- EXERCISE:
Only the lines from the one with "Rebuild this chart" through the one with "plt.rcParams['mathtext.bf'] = 'Lato:bold'", inclusive, should be echoed exactly; pictures are left out.

- TASK INPUTS:

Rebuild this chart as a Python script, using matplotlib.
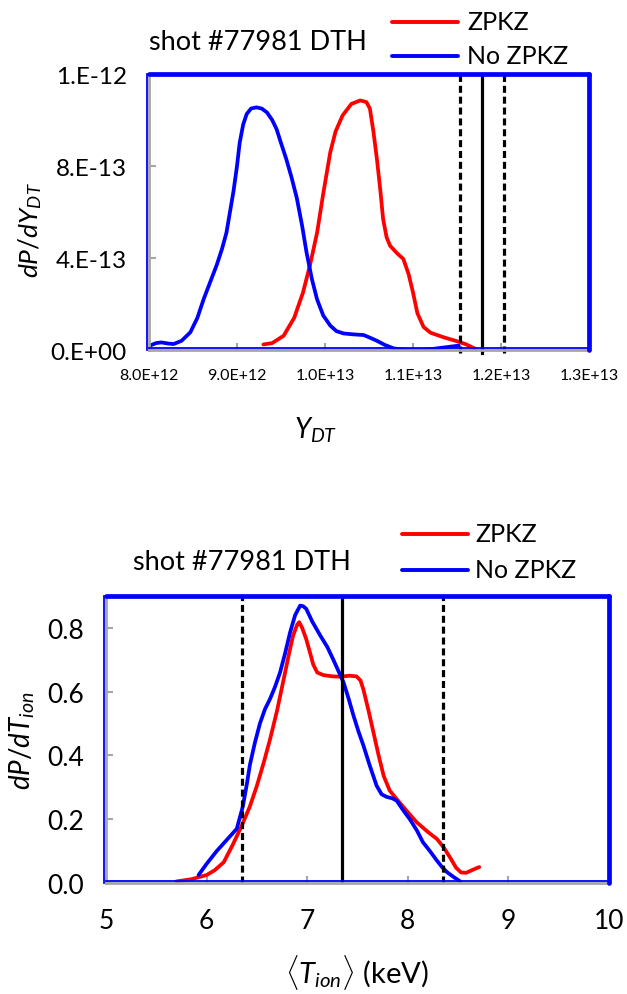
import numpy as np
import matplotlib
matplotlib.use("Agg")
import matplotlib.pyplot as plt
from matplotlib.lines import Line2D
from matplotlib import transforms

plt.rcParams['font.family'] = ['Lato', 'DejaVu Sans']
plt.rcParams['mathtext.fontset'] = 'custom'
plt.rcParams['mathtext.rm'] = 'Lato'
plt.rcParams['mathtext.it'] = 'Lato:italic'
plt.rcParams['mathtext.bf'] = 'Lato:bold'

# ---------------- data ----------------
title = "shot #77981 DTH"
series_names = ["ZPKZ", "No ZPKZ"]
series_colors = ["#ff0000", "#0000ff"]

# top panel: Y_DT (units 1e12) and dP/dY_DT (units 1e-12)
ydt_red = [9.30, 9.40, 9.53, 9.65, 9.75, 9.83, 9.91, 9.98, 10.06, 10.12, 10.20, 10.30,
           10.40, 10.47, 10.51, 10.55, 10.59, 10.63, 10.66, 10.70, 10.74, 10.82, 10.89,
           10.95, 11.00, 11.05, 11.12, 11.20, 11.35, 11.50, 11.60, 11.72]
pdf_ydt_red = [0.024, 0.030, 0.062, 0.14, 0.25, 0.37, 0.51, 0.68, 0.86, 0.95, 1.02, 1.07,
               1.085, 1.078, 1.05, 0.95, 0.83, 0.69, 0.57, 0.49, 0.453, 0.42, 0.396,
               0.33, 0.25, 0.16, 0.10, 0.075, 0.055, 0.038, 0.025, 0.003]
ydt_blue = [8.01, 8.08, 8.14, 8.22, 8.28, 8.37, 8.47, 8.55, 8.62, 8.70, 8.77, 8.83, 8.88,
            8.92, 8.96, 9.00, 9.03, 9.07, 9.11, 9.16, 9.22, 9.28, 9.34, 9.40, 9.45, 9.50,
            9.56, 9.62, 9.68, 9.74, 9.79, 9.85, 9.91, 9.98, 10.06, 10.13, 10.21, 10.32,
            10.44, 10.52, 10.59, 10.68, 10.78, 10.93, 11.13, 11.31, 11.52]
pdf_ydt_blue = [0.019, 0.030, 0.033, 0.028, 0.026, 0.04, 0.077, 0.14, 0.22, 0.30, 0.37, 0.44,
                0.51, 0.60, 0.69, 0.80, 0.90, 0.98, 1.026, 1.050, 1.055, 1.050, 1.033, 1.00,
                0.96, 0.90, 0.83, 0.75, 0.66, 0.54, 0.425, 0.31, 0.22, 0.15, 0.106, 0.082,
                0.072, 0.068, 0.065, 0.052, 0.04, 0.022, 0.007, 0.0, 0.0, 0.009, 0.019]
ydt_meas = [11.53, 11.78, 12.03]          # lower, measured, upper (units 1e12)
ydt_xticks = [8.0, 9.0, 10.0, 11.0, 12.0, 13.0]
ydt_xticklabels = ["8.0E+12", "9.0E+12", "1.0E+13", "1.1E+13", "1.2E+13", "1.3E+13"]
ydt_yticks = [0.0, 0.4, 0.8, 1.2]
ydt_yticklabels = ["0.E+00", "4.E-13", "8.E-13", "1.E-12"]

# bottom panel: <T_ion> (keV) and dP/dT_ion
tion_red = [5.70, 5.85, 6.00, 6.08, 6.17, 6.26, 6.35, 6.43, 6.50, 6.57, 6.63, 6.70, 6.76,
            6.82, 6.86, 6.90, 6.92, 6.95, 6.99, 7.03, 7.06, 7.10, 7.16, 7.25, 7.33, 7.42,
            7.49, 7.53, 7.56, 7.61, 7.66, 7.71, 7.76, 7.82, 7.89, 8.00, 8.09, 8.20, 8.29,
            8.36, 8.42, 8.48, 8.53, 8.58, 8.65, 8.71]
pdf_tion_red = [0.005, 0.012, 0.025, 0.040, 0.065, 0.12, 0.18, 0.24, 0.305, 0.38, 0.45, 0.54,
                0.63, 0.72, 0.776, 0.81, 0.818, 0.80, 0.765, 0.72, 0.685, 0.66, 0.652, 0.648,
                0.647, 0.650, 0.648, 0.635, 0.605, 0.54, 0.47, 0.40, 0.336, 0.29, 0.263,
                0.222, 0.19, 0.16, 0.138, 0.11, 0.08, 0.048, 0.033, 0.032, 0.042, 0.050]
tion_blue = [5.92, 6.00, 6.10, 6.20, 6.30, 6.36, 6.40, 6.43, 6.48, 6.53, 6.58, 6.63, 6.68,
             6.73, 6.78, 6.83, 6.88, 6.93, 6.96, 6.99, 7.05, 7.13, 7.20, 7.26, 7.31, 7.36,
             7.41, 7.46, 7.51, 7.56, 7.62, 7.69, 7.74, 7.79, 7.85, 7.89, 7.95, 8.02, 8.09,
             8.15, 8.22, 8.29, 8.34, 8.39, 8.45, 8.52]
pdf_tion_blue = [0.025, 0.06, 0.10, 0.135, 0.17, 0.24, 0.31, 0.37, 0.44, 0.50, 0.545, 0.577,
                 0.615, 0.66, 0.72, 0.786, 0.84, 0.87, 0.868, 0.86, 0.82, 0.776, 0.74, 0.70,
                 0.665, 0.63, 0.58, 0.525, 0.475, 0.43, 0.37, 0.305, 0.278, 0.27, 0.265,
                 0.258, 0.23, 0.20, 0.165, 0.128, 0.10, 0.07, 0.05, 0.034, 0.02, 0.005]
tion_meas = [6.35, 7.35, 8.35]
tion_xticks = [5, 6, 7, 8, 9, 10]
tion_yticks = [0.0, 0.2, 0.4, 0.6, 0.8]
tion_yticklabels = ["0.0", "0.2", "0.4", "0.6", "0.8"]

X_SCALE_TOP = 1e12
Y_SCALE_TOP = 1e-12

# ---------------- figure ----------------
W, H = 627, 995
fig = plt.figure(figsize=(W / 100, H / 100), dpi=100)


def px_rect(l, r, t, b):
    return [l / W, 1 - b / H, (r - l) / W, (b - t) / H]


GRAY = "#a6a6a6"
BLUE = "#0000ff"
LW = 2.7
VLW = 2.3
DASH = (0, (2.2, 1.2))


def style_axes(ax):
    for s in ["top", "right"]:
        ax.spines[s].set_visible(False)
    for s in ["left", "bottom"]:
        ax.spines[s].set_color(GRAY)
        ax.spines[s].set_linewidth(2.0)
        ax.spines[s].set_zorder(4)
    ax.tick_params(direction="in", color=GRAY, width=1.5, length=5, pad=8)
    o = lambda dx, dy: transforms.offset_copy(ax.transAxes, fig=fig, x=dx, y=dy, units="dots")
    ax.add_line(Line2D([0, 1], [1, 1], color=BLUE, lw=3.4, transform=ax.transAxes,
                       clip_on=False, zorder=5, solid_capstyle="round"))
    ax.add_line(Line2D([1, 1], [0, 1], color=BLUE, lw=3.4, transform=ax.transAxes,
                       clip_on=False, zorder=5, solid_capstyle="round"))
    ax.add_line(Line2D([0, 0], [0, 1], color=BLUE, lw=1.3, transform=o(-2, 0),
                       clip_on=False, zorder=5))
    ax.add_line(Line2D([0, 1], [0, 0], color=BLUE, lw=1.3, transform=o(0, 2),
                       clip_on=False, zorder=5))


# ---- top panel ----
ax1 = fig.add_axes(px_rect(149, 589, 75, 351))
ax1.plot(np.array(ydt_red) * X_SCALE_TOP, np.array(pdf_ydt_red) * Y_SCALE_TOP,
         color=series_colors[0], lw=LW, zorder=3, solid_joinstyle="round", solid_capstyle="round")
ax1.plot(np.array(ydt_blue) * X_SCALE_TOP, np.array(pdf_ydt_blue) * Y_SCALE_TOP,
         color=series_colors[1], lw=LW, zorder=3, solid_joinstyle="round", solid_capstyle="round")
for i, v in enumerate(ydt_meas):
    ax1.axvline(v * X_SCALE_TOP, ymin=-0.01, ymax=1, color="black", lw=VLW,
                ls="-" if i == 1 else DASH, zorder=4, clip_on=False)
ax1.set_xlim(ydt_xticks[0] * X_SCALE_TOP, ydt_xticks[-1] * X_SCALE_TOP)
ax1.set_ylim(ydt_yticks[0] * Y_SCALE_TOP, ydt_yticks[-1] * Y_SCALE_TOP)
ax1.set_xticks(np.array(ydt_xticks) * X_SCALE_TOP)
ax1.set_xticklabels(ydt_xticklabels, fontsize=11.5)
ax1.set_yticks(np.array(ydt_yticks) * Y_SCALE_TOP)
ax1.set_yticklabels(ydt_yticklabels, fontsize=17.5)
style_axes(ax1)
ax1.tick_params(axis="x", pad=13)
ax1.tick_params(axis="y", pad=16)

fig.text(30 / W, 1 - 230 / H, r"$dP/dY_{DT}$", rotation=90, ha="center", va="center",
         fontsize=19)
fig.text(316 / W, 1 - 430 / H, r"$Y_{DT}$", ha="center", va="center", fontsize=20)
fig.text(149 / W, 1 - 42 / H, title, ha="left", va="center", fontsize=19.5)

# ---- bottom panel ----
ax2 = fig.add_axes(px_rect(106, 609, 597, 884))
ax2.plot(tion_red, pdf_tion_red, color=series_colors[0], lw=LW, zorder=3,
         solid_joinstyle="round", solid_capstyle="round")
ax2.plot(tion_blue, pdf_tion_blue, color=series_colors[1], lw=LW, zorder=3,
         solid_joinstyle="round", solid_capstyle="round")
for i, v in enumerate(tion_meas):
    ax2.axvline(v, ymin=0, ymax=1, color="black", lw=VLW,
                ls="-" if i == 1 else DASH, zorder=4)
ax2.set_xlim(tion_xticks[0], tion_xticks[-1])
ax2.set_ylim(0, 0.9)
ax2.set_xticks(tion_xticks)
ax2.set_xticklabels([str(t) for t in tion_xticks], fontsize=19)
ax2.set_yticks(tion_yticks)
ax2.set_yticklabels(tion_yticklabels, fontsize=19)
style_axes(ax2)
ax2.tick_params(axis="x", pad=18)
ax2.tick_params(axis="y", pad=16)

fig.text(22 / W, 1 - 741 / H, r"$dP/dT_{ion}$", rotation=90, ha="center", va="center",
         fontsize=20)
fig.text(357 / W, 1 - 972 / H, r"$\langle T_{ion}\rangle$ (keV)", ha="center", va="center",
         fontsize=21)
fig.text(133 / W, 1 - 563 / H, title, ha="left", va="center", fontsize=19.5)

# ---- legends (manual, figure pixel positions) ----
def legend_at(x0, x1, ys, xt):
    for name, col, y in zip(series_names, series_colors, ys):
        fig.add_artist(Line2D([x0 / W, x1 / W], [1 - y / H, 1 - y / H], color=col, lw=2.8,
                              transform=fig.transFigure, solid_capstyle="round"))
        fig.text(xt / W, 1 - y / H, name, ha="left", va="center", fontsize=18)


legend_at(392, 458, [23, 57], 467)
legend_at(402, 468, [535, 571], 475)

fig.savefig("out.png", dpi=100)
* * *
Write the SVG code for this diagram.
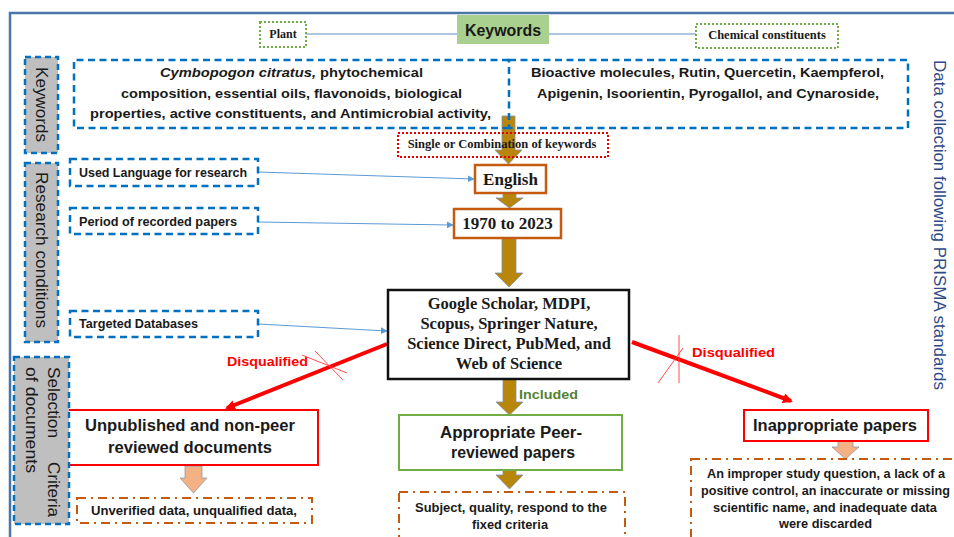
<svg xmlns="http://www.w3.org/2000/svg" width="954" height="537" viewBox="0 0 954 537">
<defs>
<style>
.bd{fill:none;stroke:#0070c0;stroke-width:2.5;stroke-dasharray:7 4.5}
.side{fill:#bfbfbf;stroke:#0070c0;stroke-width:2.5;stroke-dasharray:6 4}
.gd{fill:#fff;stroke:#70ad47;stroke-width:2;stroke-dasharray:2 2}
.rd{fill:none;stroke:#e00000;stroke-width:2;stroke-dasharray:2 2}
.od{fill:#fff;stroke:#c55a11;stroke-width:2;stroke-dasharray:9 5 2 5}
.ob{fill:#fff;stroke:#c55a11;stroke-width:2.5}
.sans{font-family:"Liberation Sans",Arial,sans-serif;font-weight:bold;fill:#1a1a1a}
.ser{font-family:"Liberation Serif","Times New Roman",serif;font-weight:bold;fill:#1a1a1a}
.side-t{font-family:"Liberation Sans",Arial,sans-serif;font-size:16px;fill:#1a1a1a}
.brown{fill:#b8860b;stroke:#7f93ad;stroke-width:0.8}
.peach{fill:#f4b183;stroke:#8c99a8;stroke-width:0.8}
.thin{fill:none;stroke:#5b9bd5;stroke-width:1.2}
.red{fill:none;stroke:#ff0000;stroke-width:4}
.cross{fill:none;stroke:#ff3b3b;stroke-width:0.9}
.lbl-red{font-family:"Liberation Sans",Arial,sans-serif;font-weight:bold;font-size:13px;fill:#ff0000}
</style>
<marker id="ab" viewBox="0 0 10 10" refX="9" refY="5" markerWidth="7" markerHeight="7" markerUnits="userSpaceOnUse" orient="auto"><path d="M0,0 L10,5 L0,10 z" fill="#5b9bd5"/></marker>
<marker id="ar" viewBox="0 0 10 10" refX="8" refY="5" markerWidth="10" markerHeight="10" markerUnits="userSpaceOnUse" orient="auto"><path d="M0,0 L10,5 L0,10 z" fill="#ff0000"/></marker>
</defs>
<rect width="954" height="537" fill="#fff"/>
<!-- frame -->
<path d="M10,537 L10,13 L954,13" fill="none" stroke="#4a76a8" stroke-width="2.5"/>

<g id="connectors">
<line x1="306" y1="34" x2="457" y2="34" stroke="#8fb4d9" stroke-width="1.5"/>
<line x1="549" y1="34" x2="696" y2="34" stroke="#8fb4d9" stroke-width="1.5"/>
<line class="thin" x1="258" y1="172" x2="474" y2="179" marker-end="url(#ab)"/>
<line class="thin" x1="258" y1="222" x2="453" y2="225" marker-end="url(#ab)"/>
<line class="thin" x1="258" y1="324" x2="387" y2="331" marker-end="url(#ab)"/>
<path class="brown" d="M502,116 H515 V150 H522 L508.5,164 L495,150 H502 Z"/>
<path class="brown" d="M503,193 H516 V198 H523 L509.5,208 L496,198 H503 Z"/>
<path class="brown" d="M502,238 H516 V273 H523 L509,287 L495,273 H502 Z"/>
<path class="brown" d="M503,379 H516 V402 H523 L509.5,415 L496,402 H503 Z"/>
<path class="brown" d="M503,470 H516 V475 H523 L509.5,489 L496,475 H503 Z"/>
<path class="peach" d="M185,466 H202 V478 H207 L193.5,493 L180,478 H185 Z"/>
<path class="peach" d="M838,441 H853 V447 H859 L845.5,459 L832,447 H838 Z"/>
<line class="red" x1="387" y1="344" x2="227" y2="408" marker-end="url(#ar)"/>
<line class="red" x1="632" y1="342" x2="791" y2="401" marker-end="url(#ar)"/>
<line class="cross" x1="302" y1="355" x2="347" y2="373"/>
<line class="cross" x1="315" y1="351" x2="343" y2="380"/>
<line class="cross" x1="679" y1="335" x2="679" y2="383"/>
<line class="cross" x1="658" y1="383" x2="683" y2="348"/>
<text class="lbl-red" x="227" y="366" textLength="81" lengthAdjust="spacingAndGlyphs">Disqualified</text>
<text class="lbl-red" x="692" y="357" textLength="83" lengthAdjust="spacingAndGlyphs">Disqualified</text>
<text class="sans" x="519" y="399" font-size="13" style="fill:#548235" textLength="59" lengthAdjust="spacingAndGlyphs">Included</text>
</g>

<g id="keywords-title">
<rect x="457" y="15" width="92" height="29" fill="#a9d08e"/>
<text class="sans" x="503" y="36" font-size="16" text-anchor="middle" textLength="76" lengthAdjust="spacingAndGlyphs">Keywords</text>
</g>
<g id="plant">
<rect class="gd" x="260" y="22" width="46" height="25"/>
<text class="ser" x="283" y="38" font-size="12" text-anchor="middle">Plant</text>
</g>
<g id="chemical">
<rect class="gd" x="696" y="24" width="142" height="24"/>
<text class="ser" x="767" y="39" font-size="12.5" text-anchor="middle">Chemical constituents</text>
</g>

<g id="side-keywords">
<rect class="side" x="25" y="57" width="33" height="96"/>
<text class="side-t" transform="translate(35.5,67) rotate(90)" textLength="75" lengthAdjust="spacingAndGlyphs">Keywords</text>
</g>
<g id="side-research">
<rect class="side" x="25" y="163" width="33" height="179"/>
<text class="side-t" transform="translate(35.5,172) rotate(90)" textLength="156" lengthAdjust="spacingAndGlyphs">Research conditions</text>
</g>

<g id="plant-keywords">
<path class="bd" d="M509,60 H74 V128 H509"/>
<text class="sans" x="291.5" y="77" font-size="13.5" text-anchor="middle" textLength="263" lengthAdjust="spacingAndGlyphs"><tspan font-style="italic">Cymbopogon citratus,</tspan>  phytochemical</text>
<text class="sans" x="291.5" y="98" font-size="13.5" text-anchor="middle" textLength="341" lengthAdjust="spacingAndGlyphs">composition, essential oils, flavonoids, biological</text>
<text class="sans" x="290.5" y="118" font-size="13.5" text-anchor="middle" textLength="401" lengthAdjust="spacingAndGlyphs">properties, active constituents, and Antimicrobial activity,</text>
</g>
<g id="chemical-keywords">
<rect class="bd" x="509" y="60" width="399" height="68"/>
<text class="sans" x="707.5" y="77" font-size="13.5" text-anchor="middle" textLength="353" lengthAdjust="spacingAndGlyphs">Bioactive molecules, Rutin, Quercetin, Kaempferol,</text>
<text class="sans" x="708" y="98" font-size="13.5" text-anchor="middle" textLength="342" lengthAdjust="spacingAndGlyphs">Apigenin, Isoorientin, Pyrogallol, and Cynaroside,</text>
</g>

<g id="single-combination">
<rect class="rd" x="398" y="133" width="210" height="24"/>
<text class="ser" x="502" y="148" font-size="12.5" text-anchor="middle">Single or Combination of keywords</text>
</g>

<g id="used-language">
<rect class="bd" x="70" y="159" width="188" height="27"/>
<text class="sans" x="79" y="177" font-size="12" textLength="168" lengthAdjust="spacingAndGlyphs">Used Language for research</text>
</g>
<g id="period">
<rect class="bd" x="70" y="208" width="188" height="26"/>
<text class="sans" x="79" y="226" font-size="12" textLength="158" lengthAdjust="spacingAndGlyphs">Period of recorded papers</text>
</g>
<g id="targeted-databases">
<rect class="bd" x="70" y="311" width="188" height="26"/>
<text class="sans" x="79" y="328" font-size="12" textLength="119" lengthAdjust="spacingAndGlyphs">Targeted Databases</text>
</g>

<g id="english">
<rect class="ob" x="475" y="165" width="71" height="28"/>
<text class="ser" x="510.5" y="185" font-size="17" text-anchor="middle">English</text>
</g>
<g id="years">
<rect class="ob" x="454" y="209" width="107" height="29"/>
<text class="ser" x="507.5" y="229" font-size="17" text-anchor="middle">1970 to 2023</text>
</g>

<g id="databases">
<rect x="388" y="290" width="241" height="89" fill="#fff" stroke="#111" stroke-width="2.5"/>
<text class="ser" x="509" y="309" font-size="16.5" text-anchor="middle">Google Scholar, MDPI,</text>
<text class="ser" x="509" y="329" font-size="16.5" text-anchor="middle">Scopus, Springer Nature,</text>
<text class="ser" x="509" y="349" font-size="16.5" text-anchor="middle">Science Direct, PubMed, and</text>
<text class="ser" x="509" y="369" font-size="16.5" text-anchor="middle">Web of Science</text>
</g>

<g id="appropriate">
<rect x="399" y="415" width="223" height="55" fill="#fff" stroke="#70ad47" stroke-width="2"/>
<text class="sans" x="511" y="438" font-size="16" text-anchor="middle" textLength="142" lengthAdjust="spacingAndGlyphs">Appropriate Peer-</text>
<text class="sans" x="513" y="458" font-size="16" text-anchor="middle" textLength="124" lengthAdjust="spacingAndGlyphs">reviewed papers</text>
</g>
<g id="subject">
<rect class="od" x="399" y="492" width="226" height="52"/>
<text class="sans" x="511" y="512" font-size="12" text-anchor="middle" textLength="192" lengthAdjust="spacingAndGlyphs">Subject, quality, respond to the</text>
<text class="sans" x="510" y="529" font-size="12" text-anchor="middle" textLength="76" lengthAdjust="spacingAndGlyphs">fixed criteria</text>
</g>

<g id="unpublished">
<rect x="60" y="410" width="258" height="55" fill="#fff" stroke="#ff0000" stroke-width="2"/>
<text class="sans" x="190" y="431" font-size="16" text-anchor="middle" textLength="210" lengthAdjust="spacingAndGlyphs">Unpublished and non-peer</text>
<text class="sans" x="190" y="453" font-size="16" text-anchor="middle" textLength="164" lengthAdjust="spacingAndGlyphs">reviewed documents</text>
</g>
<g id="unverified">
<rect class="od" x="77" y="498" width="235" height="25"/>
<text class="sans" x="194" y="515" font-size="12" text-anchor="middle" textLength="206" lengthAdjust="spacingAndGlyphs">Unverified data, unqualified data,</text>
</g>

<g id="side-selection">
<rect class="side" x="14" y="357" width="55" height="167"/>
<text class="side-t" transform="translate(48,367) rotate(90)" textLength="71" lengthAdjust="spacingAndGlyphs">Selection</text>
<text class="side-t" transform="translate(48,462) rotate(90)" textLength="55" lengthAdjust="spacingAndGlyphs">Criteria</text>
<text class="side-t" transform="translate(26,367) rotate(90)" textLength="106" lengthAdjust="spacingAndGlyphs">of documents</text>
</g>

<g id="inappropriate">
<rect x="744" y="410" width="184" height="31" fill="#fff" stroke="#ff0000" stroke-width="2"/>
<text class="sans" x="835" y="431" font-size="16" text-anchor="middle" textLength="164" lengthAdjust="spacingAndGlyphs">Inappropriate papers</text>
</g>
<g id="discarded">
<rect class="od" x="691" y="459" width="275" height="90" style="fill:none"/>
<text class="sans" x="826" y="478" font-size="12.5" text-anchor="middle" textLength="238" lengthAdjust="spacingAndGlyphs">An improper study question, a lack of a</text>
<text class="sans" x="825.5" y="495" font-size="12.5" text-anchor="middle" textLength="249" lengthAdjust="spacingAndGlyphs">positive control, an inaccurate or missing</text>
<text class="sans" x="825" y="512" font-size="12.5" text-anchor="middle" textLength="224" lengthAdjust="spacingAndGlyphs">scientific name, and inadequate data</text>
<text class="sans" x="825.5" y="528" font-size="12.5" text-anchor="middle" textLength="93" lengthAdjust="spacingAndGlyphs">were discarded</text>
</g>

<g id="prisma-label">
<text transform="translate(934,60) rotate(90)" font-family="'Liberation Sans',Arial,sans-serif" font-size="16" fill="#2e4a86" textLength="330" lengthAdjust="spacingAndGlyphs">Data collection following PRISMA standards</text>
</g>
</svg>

- THE COMPLETED TASK:
Rebuild this chart as a Python script, using matplotlib.
import numpy as np
import matplotlib
matplotlib.use("Agg")
import matplotlib.pyplot as plt
from matplotlib.lines import Line2D
from matplotlib import transforms

plt.rcParams['font.family'] = ['Lato', 'DejaVu Sans']
plt.rcParams['mathtext.fontset'] = 'custom'
plt.rcParams['mathtext.rm'] = 'Lato'
plt.rcParams['mathtext.it'] = 'Lato:italic'
plt.rcParams['mathtext.bf'] = 'Lato:bold'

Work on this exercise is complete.